Defenders is very concerned over the issue of the local extirpation in the northern study site. We do support the suggestion by the document that reintroduction could provide insight into the adaptive management process. We caution that the use of standards set by other successful fisher reintroductions be followed, and are specifically concerned about the ability of a source population from California to maintain the level of removals needed to establish a viable population. We have conducted a workshop on criteria for successful fisher reintroductions and ask that these guidelines be used as well as the methodology of a detailed and considered feasibility assessment and implementation plan that are both available for public review be included in any reintroduction efforts. These efforts must be conducted in the context of fisher conservation efforts throughout the west and in California. That said, we assert that a well-designed reintroduction to the northern Sierra would provide substantial conservation benefits to the species as well as critical information for the overall goals of the Draft Workplan.

Conclusion: Finally, we support the ambitious and reasoned scientific approach that the Draft Workplan lays out and caution that cost not be used an excuse for complete inaction. We look forward to continued participation in the on-going program of Adaptive Management and Monitoring in the Sierra Nevada. Should you have any questions, I can be contacted directly at: 916-313-5800 ext. 110 or cwilkerson@defenders.org.

Sincerely,

Cynthia Wilkerson California Representative

Defenders of Wildlife 1303 J Street, Suite 270 Sacramento, CA 95814

Draft Workplan (2/26) pp. 9-11 -- Are we sure that it makes sense to select two areas that are in roughly the same elevation range ?

Draft Workplan (2/26) - p. 7 - How can research expect a successful design that's only at a 30,000 acre scale? Clearly part of the design has to address much larger landscapes (500,000 acres or more) to be able to determine whether or not the SPLAT hypothesis turns out to be a measurable successful experiment.

Draft Workplan (2/26) - p. 7 -- on what basis is the statement made that SPLATS (less than 30% of the forest lands) will likely lead to a reduction in the viability of sensitive species? All the species listed on p. 7 are habitat generalists high on the food chain and, therefore, likely most affected by prey abundance. More sunlight on the forest floor will likely lead to greatly enhanced abundance of prey for the species of interest.
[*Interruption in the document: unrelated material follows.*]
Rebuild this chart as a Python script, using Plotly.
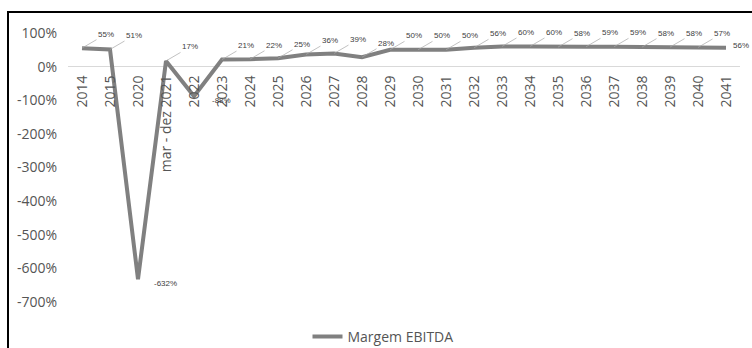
import plotly.graph_objects as go

# Categories (years; 2021 covers March to December only)
periods = ["2014", "2015", "2020", "mar - dez 2021", "2022", "2023", "2024", "2025",
           "2026", "2027", "2028", "2029", "2030", "2031", "2032", "2033", "2034",
           "2035", "2036", "2037", "2038", "2039", "2040", "2041"]

# EBITDA margin, in percent
margem_ebitda = [55, 51, -632, 17, -88, 21, 22, 25, 36, 39, 28, 50, 50, 50, 56, 60, 60,
                 58, 59, 59, 58, 58, 57, 56]

# Y-axis ticks
y_tick_values = [100, 0, -100, -200, -300, -400, -500, -600, -700]
y_tick_labels = ["100%", "0%", "-100%", "-200%", "-300%", "-400%", "-500%", "-600%", "-700%"]

y_min, y_max = -700, 100

W, H = 752, 348
M_L, M_R, M_T, M_B = 68, 12, 33, 46
plot_h = H - M_T - M_B
plot_w = W - M_L - M_R

LINE_COLOR = "#808080"
TEXT_COLOR = "#555555"
LABEL_FONT = dict(size=8, color="#404040",
                  family="Liberation Sans Narrow, Liberation Sans, Arial")

fig = go.Figure()
fig.add_trace(go.Scatter(
    x=periods, y=margem_ebitda, mode="lines", name="Margem EBITDA",
    line=dict(color=LINE_COLOR, width=4),
    hoverinfo="x+y",
))

# Data labels with thin leader lines (x given as category index)
annotations = []
last = len(margem_ebitda) - 1
for idx, val in enumerate(margem_ebitda):
    label = f"{val}%"
    if idx == last:
        # last label sits right next to the line end
        annotations.append(dict(
            x=idx, y=val, xref="x", yref="y", text=label,
            showarrow=True, arrowhead=0, arrowwidth=0.1, arrowcolor="rgba(0,0,0,0)",
            ax=15, ay=-2, xanchor="center", yanchor="middle", font=LABEL_FONT,
        ))
    elif val >= 0:
        annotations.append(dict(
            x=idx, y=val, xref="x", yref="y", text=label,
            showarrow=True, arrowhead=0, arrowwidth=0.7, arrowcolor="#a6a6a6",
            ax=24, ay=-14, xanchor="center", yanchor="middle", font=LABEL_FONT,
        ))
    else:
        annotations.append(dict(
            x=idx, y=val, xref="x", yref="y", text=label,
            showarrow=True, arrowhead=0, arrowwidth=0.1, arrowcolor="rgba(0,0,0,0)",
            ax=27, ay=4, xanchor="center", yanchor="middle", font=LABEL_FONT,
        ))

# Outer chart frame
frame_x0 = (8 - M_L) / plot_w
frame_y1 = 1 + (M_T - 12) / plot_h
shapes = [dict(type="rect", xref="paper", yref="paper",
               x0=frame_x0, x1=1.2, y0=-0.4, y1=frame_y1,
               line=dict(color="black", width=2), fillcolor="rgba(0,0,0,0)", layer="above")]

zero_pos = (0 - y_min) / (y_max - y_min)

fig.update_layout(
    width=W, height=H,
    margin=dict(l=M_L, r=M_R, t=M_T, b=M_B, pad=0, autoexpand=False),
    paper_bgcolor="white", plot_bgcolor="white",
    font=dict(family="Open Sans, Liberation Sans, Arial", color=TEXT_COLOR, size=14),
    showlegend=True,
    legend=dict(orientation="h", xref="container", yref="container",
                x=383 / W, xanchor="center", y=(H - 337) / H, yanchor="middle",
                font=dict(size=14, color=TEXT_COLOR), bgcolor="rgba(0,0,0,0)"),
    xaxis=dict(type="category", categoryorder="array", categoryarray=periods,
               anchor="free", position=zero_pos, side="bottom",
               tickangle=-90, showline=False, showgrid=False, ticks="",
               tickfont=dict(size=14, color=TEXT_COLOR), automargin=False,
               ticklabelstandoff=5, range=[-0.5, len(periods) - 0.5]),
    yaxis=dict(range=[y_min, y_max], tickvals=y_tick_values, ticktext=y_tick_labels,
               showgrid=False, zeroline=True, zerolinecolor="#d9d9d9", zerolinewidth=1,
               ticks="", showline=False, tickfont=dict(size=14, color=TEXT_COLOR),
               ticklabelstandoff=10, automargin=False),
    annotations=annotations,
    shapes=shapes,
)

fig.write_html("out.html")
Draft Workplan (2/22) - pp. 1-4 talk about adaptive management and experimentation but then only focuses on the "explicit landscape palnning approach using the fireshed/SPLATs hypothesis. The "experiments" on the Blacks Mtn. and Blodgett Experimental Forests as well as the QLG are certainly other approaches that should be addressed.

I have understood turbidity is generally not a good measure of water quality except maybe relative to repreated sampling over time in the same stretch of water, so I'm curious as to its inclusion. Grazing will affect stream macroinvertebrates. Will it be necessary to control insure grazing uniformity between contril and treatments?

In reviewing the participatory portion of the document, I found considerable emphasis on the Decision-making without clarity on what participants would be allowed to decide: the study questions?, the budget? oversight of the studies? when a study has gone on as long as it should and should now be ended?
Is this an advisory group to the agencies? to the researchers? Is this a forum where people can tell the agencies what they think of these studies? Is there an expectation that this group may identify new projects that the members can carry out themselves? Some clarity on function of the group soon may avoid considerable frustration.

An Active Adaptive Management system traditionally includes a Think, Do, Learn loop. The work plan identifies the Think - Prioity Questions and Do - Study Design parts of the loop, but is less clear in the Learn - Evaluation and application of new information part. How does the UC Research Team propose that research findings be evaluated and applied to future management decisions "Is change warrented?" and/or refinement of the priority questions?

On page 9 of the UC/FS agreement: "5) The work plan will be dispalyed in such a way that questions and associated costs by location can be considered and prioritized by the MOU parties..." This requirement is not evident in the 2/20 draft work plan. I trust it will be included in either future drafts or the final work plan.

Craig Thompson said at 1:16 a.m. on 18 February 2006 ,

As noted above all four species listed feed rather high on the food chain. While these higher-order carnivores are generally the species that attract attention, from the perspective of understanding ‘forest ecosystem responses to the proposed treatments’ it seems a more diverse group would be useful. Or alternatively, trading one species for a community-based metric such as small mammal or amphibian diversity could greatly enhance the overall understanding. Predictions could certainly be made and tested regarding the effects of treatments on community structure in a similar manner to populations, and if we can start to understand how the management scenarios impact community interactions (predation, competition, etc) we may be able to find new alternatives to problems such as the “more set-asides” issue described above. As mentioned in the earlier response, the essence of adaptive management is learning and producing new understandings.

Also, the four species selected are certainly all of great concern to managers these days. But it seems that a long-term research program such as this offers the opportunity to look beyond today’s concerns and to try to predict and avoid future conflicts. For example, both amphibians and bats have been experiencing declines in the Sierras, and appear poised to become large conservation concerns. This program could be an excellent opportunity to try to get ahead of the curve for once, particularly with amphibians and their ties to disturbances and water quality.